Utter, utter rubbish.
9 -Gobbled up by strangelets - Feasibility rating: 1/10
You will need: a stable strangelet
Method: Hijack control of the Relativistic Heavy Ion Collider in Brookhaven National Laboratory, Long Island, New York. Use the RHIC to create and maintain a stable strangelet. Keep it stable for as long as it takes to absorb the entire Earth into a mass of strange quarks. Keeping the strangelet stable is incredibly difficult once it has absorbed the stabilizing machinery, but creative solutions may be possible.
A while back, there was some media hoo-hah about the possibility of this actually happening at the RHIC, but in actuality the chances of a stable strangelet forming are pretty much zero.
Earth's final resting place: a huge glob of strange matter.
8 - Sucked into a microscopic black hole - Feasibility rating: 2/10
You will need: a microscopic black hole. Note that black holes are not eternal, they evaporate due to Hawking radiation. For your average black hole this takes an unimaginable amount of time, but for really small ones it could happen almost instantaneously, as evaporation time is dependent on mass. Therefore you microscopic black hole must have greater than a certain threshold mass, roughly equal to the mass of Mount Everest. Creating a microscopic black hole is tricky, since one needs a reasonable amount of neutronium, but may possibly be achievable by jamming large numbers of atomic nuclei together until they stick. This is left as an exercise to the reader.
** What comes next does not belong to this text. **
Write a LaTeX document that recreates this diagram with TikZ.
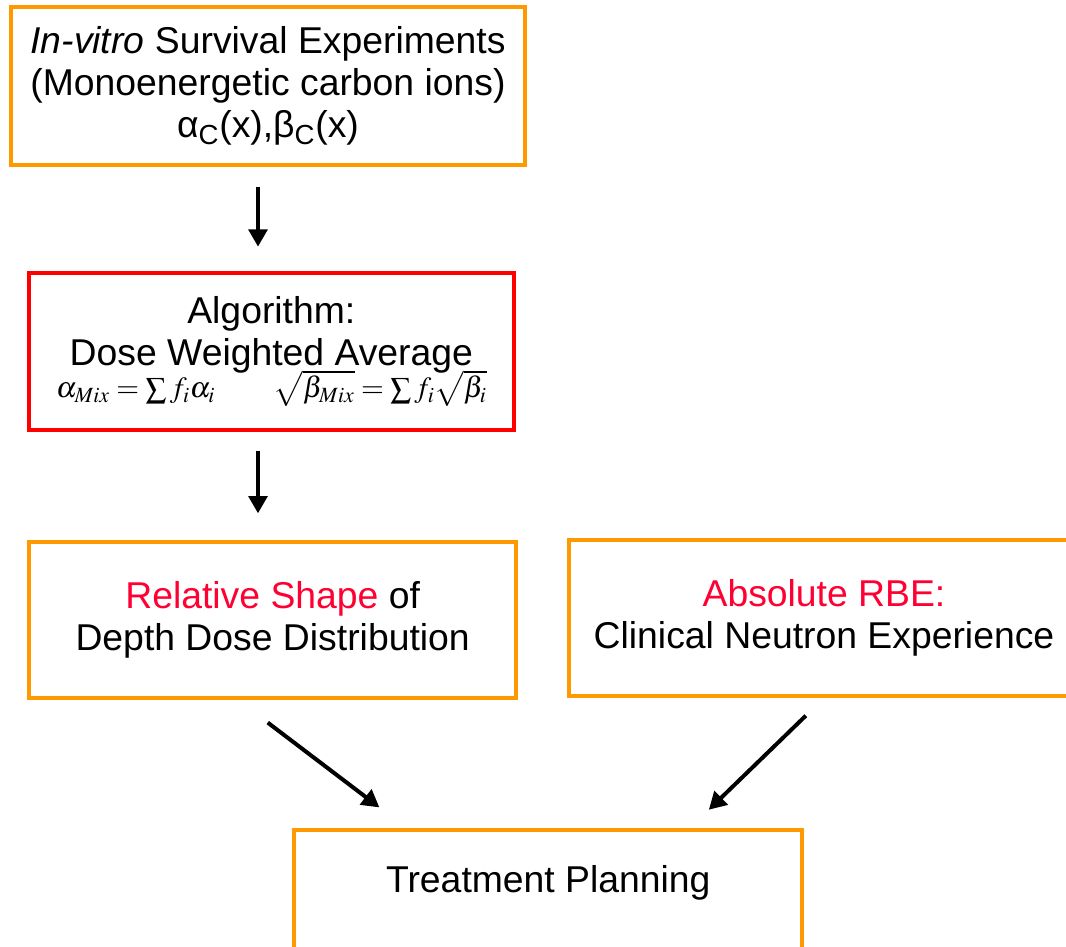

Method: simply place your black hole on the surface of the Earth and wait. Black holes are of such high density that they pass through ordinary matter like a stone through the air. The black hole will plummet through the ground, eating its way to the center of the Earth and all the way through to the other side: then, it'll oscillate back, over and over like a matter-absorbing pendulum. Eventually it will come to rest at the core, having absorbed enough matter to slow it down. Then you just need to wait, while it sits and consumes matter until the whole Earth is gone.
Highly, highly unlikely. But not impossible.
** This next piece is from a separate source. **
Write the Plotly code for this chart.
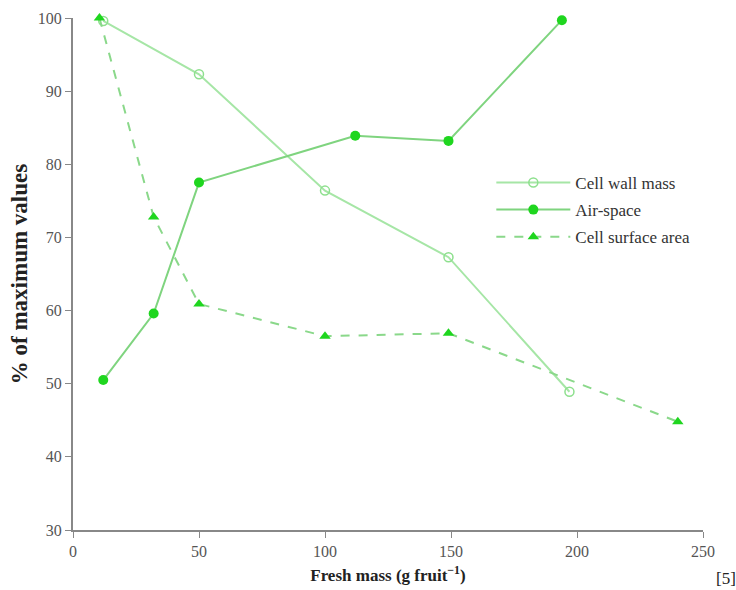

Earth's final resting place: a singularity of almost zero size, which will then proceed to happily orbit the Sun as normal.
7 - Blown up by matter/antimatter reaction - Feasibility rating: 5/10
You will need: 2,500,000,000,000 tons of antimatter
Antimatter - the most explosive substance possible - can be manufactured in small quantities using any large particle accelerator, but this will take some considerable time to produce the required amounts. If you can create the appropriate machinery, it may be possible - and much easier - simply to "flip" 2.5 trillion tons of matter through a fourth dimension, turning it all to antimatter at once.
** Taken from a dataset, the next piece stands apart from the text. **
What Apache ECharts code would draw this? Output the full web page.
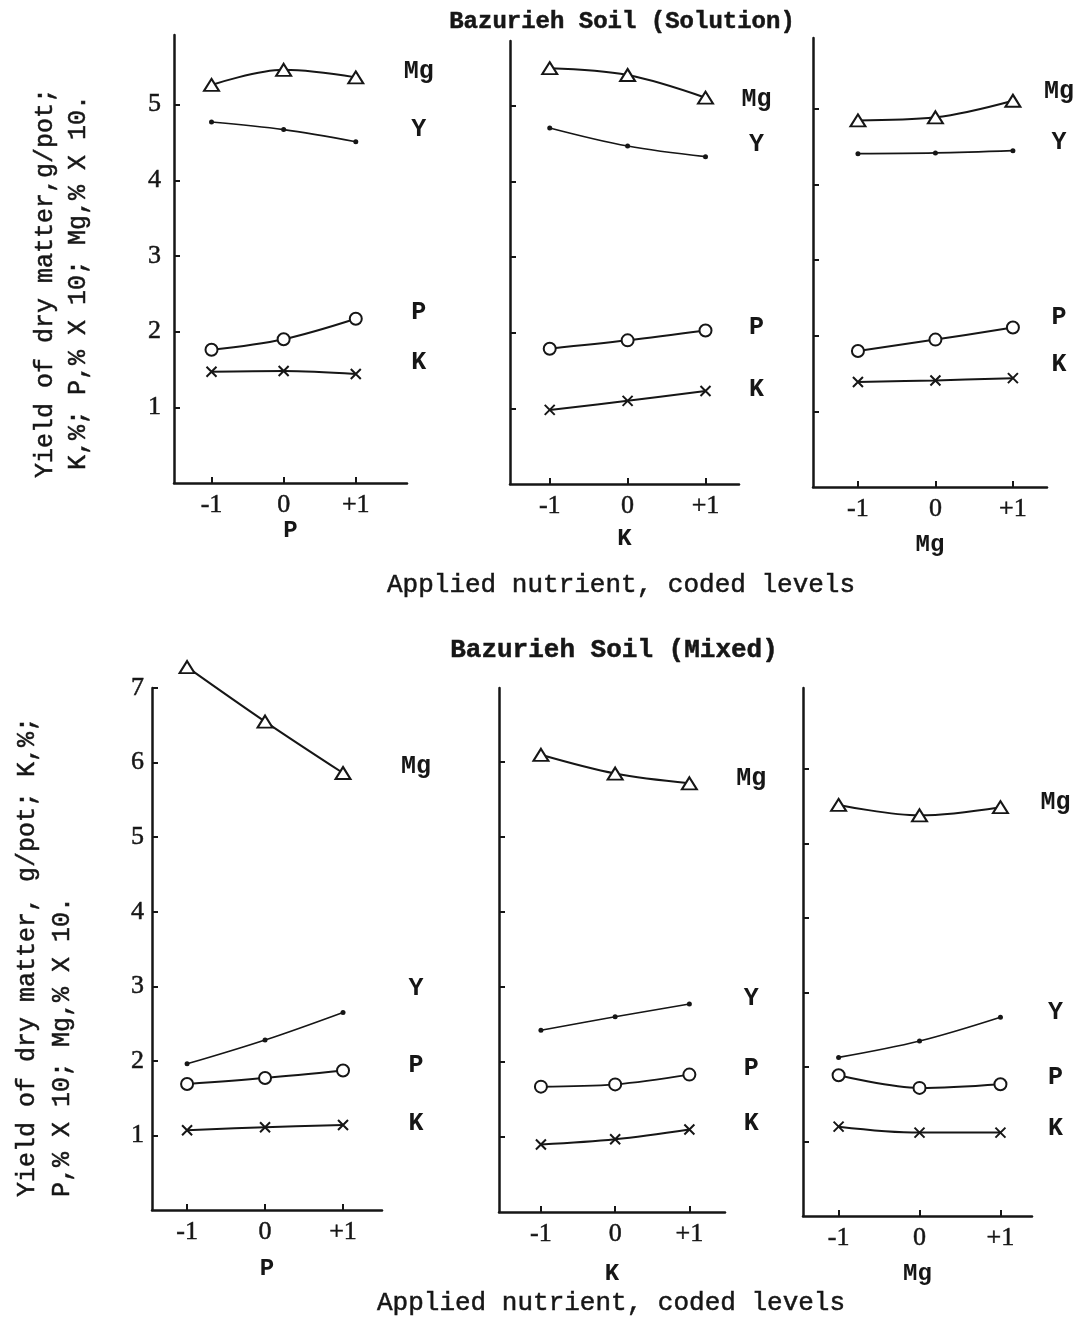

Method: This method involves detonating a bomb so big that it blasts the Earth to pieces.
How hard is that?
The gravitational binding energy of a planet of mass M and radius R is - if you do the lengthy calculations - given by the formula E=(3/5)GM^2/R. For Earth, that works out to roughly 224,000,000,000,000,000,000,000,000,000,000 Joules. The Sun takes nearly a WEEK to output that much energy. Think about THAT.
To liberate that much energy requires the complete annihilation of around 2,500,000,000,000 tonnes of antimatter. That's assuming zero energy loss to heat and radiation, which is unlikely to be the case in reality: You'll probably need to up the dose by at least a factor of ten. Once you've generated your antimatter, probably in space, just launch it en masse towards Earth. The resulting release of energy (obeying Einstein's famous mass-energy equation, E=mc^2) should be sufficient to split the Earth into a thousand pieces.
Earth's final resting place: A second asteroid belt around the Sun.
Earliest feasible completion date: AD 2500. Of course, if it does prove possible to manufacture antimatter in the sufficiently large quantities you require - which is not necessarily the case - then smaller antimatter bombs will be around long before then.